> **Directions for this task**
Print the data exactly as it is given, please.

__________________________________________________

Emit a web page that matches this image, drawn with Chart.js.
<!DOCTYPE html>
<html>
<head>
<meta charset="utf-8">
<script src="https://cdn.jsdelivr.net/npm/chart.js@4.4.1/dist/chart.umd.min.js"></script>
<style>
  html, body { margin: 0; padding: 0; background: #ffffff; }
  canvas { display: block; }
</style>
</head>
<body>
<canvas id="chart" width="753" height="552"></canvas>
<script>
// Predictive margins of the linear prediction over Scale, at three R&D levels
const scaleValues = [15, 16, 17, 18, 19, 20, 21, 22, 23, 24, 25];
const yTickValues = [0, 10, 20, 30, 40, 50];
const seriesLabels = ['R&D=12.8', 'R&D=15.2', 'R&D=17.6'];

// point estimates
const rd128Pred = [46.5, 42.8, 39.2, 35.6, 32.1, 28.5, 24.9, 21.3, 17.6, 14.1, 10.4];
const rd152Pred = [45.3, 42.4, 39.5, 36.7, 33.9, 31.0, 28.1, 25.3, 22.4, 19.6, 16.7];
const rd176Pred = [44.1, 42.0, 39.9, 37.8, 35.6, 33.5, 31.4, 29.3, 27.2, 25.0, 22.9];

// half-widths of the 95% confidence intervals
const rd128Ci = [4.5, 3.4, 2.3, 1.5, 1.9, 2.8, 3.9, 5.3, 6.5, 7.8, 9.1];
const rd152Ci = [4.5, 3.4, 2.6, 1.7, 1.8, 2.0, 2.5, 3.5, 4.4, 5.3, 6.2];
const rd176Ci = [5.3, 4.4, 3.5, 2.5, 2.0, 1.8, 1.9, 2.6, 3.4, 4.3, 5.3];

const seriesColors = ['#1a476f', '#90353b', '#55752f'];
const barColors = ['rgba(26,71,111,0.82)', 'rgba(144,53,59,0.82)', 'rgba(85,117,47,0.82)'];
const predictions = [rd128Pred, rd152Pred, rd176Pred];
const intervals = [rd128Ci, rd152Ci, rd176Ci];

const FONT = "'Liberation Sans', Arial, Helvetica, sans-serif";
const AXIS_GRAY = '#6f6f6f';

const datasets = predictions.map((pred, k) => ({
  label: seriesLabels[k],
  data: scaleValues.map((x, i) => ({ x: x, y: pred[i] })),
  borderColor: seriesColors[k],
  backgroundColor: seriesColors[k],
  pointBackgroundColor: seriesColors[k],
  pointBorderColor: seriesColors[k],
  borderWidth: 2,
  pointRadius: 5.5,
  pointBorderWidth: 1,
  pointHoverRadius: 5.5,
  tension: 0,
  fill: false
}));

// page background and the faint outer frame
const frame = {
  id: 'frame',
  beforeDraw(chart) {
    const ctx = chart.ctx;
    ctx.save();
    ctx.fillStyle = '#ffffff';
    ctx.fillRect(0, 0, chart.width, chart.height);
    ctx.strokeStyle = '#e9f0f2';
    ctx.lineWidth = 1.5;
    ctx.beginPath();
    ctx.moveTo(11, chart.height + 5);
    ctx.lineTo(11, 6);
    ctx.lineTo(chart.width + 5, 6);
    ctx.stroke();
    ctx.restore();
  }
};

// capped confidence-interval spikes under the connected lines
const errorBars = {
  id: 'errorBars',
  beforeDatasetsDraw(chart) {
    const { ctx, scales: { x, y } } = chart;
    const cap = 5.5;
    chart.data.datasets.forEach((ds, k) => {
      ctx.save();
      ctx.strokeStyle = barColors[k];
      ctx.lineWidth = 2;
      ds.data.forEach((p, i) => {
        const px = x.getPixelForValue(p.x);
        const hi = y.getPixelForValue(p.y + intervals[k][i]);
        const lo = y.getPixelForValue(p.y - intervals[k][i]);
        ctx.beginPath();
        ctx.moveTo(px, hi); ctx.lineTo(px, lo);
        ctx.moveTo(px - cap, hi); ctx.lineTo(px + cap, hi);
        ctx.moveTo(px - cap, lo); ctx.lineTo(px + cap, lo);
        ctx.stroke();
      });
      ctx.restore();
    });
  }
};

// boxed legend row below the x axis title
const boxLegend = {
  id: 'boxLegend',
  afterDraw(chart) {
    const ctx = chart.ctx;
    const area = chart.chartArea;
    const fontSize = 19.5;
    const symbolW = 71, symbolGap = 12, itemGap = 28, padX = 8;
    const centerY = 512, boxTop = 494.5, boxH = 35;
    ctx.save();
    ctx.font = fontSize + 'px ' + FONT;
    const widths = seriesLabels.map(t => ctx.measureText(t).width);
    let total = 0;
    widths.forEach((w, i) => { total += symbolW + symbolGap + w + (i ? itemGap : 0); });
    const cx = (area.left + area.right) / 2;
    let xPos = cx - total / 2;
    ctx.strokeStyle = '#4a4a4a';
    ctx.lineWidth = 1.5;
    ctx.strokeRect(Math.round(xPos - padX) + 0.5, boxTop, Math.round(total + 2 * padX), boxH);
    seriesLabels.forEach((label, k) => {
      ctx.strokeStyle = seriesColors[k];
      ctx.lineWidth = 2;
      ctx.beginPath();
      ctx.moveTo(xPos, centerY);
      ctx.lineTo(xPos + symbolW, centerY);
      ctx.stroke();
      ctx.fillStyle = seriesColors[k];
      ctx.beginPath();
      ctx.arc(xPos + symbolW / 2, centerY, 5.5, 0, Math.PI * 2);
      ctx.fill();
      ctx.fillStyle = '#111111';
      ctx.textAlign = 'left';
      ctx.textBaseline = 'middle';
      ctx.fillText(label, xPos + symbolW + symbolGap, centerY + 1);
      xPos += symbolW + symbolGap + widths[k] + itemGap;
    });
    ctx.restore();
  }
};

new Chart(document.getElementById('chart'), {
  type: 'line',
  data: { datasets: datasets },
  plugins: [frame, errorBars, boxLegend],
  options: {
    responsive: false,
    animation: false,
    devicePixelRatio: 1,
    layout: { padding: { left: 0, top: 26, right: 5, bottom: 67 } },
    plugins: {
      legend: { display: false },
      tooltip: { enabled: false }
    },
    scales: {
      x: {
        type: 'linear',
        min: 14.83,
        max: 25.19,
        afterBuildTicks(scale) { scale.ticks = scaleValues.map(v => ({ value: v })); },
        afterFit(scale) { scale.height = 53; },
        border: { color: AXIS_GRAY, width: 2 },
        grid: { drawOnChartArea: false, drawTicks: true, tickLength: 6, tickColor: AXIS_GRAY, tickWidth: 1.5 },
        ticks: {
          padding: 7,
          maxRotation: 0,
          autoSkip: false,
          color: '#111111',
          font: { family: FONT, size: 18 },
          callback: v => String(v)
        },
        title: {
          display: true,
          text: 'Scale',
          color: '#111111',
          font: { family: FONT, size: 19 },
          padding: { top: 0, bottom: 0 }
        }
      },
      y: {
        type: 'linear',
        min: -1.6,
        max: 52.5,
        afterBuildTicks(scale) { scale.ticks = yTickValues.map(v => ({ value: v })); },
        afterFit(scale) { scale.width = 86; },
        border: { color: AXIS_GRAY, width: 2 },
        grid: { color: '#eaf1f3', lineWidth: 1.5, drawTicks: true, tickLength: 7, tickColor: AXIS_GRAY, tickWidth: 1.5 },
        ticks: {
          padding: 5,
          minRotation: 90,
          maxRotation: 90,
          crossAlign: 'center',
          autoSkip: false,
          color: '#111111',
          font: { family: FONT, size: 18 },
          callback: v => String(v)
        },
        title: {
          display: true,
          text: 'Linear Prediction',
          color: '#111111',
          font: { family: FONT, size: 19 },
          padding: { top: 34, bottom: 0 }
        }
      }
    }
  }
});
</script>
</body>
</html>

__________________________________________________

> **Response to this task**
Emit a web page that matches this image, drawn with Chart.js.
<!DOCTYPE html>
<html>
<head>
<meta charset="utf-8">
<script src="https://cdn.jsdelivr.net/npm/chart.js@4.4.1/dist/chart.umd.min.js"></script>
<style>
  html, body { margin: 0; padding: 0; background: #ffffff; }
  canvas { display: block; }
</style>
</head>
<body>
<canvas id="chart" width="753" height="552"></canvas>
<script>
// Predictive margins of the linear prediction over Scale, at three R&D levels
const scaleValues = [15, 16, 17, 18, 19, 20, 21, 22, 23, 24, 25];
const yTickValues = [0, 10, 20, 30, 40, 50];
const seriesLabels = ['R&D=12.8', 'R&D=15.2', 'R&D=17.6'];

// point estimates
const rd128Pred = [46.5, 42.8, 39.2, 35.6, 32.1, 28.5, 24.9, 21.3, 17.6, 14.1, 10.4];
const rd152Pred = [45.3, 42.4, 39.5, 36.7, 33.9, 31.0, 28.1, 25.3, 22.4, 19.6, 16.7];
const rd176Pred = [44.1, 42.0, 39.9, 37.8, 35.6, 33.5, 31.4, 29.3, 27.2, 25.0, 22.9];

// half-widths of the 95% confidence intervals
const rd128Ci = [4.5, 3.4, 2.3, 1.5, 1.9, 2.8, 3.9, 5.3, 6.5, 7.8, 9.1];
const rd152Ci = [4.5, 3.4, 2.6, 1.7, 1.8, 2.0, 2.5, 3.5, 4.4, 5.3, 6.2];
const rd176Ci = [5.3, 4.4, 3.5, 2.5, 2.0, 1.8, 1.9, 2.6, 3.4, 4.3, 5.3];

const seriesColors = ['#1a476f', '#90353b', '#55752f'];
const barColors = ['rgba(26,71,111,0.82)', 'rgba(144,53,59,0.82)', 'rgba(85,117,47,0.82)'];
const predictions = [rd128Pred, rd152Pred, rd176Pred];
const intervals = [rd128Ci, rd152Ci, rd176Ci];

const FONT = "'Liberation Sans', Arial, Helvetica, sans-serif";
const AXIS_GRAY = '#6f6f6f';

const datasets = predictions.map((pred, k) => ({
  label: seriesLabels[k],
  data: scaleValues.map((x, i) => ({ x: x, y: pred[i] })),
  borderColor: seriesColors[k],
  backgroundColor: seriesColors[k],
  pointBackgroundColor: seriesColors[k],
  pointBorderColor: seriesColors[k],
  borderWidth: 2,
  pointRadius: 5.5,
  pointBorderWidth: 1,
  pointHoverRadius: 5.5,
  tension: 0,
  fill: false
}));

// page background and the faint outer frame
const frame = {
  id: 'frame',
  beforeDraw(chart) {
    const ctx = chart.ctx;
    ctx.save();
    ctx.fillStyle = '#ffffff';
    ctx.fillRect(0, 0, chart.width, chart.height);
    ctx.strokeStyle = '#e9f0f2';
    ctx.lineWidth = 1.5;
    ctx.beginPath();
    ctx.moveTo(11, chart.height + 5);
    ctx.lineTo(11, 6);
    ctx.lineTo(chart.width + 5, 6);
    ctx.stroke();
    ctx.restore();
  }
};

// capped confidence-interval spikes under the connected lines
const errorBars = {
  id: 'errorBars',
  beforeDatasetsDraw(chart) {
    const { ctx, scales: { x, y } } = chart;
    const cap = 5.5;
    chart.data.datasets.forEach((ds, k) => {
      ctx.save();
      ctx.strokeStyle = barColors[k];
      ctx.lineWidth = 2;
      ds.data.forEach((p, i) => {
        const px = x.getPixelForValue(p.x);
        const hi = y.getPixelForValue(p.y + intervals[k][i]);
        const lo = y.getPixelForValue(p.y - intervals[k][i]);
        ctx.beginPath();
        ctx.moveTo(px, hi); ctx.lineTo(px, lo);
        ctx.moveTo(px - cap, hi); ctx.lineTo(px + cap, hi);
        ctx.moveTo(px - cap, lo); ctx.lineTo(px + cap, lo);
        ctx.stroke();
      });
      ctx.restore();
    });
  }
};

// boxed legend row below the x axis title
const boxLegend = {
  id: 'boxLegend',
  afterDraw(chart) {
    const ctx = chart.ctx;
    const area = chart.chartArea;
    const fontSize = 19.5;
    const symbolW = 71, symbolGap = 12, itemGap = 28, padX = 8;
    const centerY = 512, boxTop = 494.5, boxH = 35;
    ctx.save();
    ctx.font = fontSize + 'px ' + FONT;
    const widths = seriesLabels.map(t => ctx.measureText(t).width);
    let total = 0;
    widths.forEach((w, i) => { total += symbolW + symbolGap + w + (i ? itemGap : 0); });
    const cx = (area.left + area.right) / 2;
    let xPos = cx - total / 2;
    ctx.strokeStyle = '#4a4a4a';
    ctx.lineWidth = 1.5;
    ctx.strokeRect(Math.round(xPos - padX) + 0.5, boxTop, Math.round(total + 2 * padX), boxH);
    seriesLabels.forEach((label, k) => {
      ctx.strokeStyle = seriesColors[k];
      ctx.lineWidth = 2;
      ctx.beginPath();
      ctx.moveTo(xPos, centerY);
      ctx.lineTo(xPos + symbolW, centerY);
      ctx.stroke();
      ctx.fillStyle = seriesColors[k];
      ctx.beginPath();
      ctx.arc(xPos + symbolW / 2, centerY, 5.5, 0, Math.PI * 2);
      ctx.fill();
      ctx.fillStyle = '#111111';
      ctx.textAlign = 'left';
      ctx.textBaseline = 'middle';
      ctx.fillText(label, xPos + symbolW + symbolGap, centerY + 1);
      xPos += symbolW + symbolGap + widths[k] + itemGap;
    });
    ctx.restore();
  }
};

new Chart(document.getElementById('chart'), {
  type: 'line',
  data: { datasets: datasets },
  plugins: [frame, errorBars, boxLegend],
  options: {
    responsive: false,
    animation: false,
    devicePixelRatio: 1,
    layout: { padding: { left: 0, top: 26, right: 5, bottom: 67 } },
    plugins: {
      legend: { display: false },
      tooltip: { enabled: false }
    },
    scales: {
      x: {
        type: 'linear',
        min: 14.83,
        max: 25.19,
        afterBuildTicks(scale) { scale.ticks = scaleValues.map(v => ({ value: v })); },
        afterFit(scale) { scale.height = 53; },
        border: { color: AXIS_GRAY, width: 2 },
        grid: { drawOnChartArea: false, drawTicks: true, tickLength: 6, tickColor: AXIS_GRAY, tickWidth: 1.5 },
        ticks: {
          padding: 7,
          maxRotation: 0,
          autoSkip: false,
          color: '#111111',
          font: { family: FONT, size: 18 },
          callback: v => String(v)
        },
        title: {
          display: true,
          text: 'Scale',
          color: '#111111',
          font: { family: FONT, size: 19 },
          padding: { top: 0, bottom: 0 }
        }
      },
      y: {
        type: 'linear',
        min: -1.6,
        max: 52.5,
        afterBuildTicks(scale) { scale.ticks = yTickValues.map(v => ({ value: v })); },
        afterFit(scale) { scale.width = 86; },
        border: { color: AXIS_GRAY, width: 2 },
        grid: { color: '#eaf1f3', lineWidth: 1.5, drawTicks: true, tickLength: 7, tickColor: AXIS_GRAY, tickWidth: 1.5 },
        ticks: {
          padding: 5,
          minRotation: 90,
          maxRotation: 90,
          crossAlign: 'center',
          autoSkip: false,
          color: '#111111',
          font: { family: FONT, size: 18 },
          callback: v => String(v)
        },
        title: {
          display: true,
          text: 'Linear Prediction',
          color: '#111111',
          font: { family: FONT, size: 19 },
          padding: { top: 34, bottom: 0 }
        }
      }
    }
  }
});
</script>
</body>
</html>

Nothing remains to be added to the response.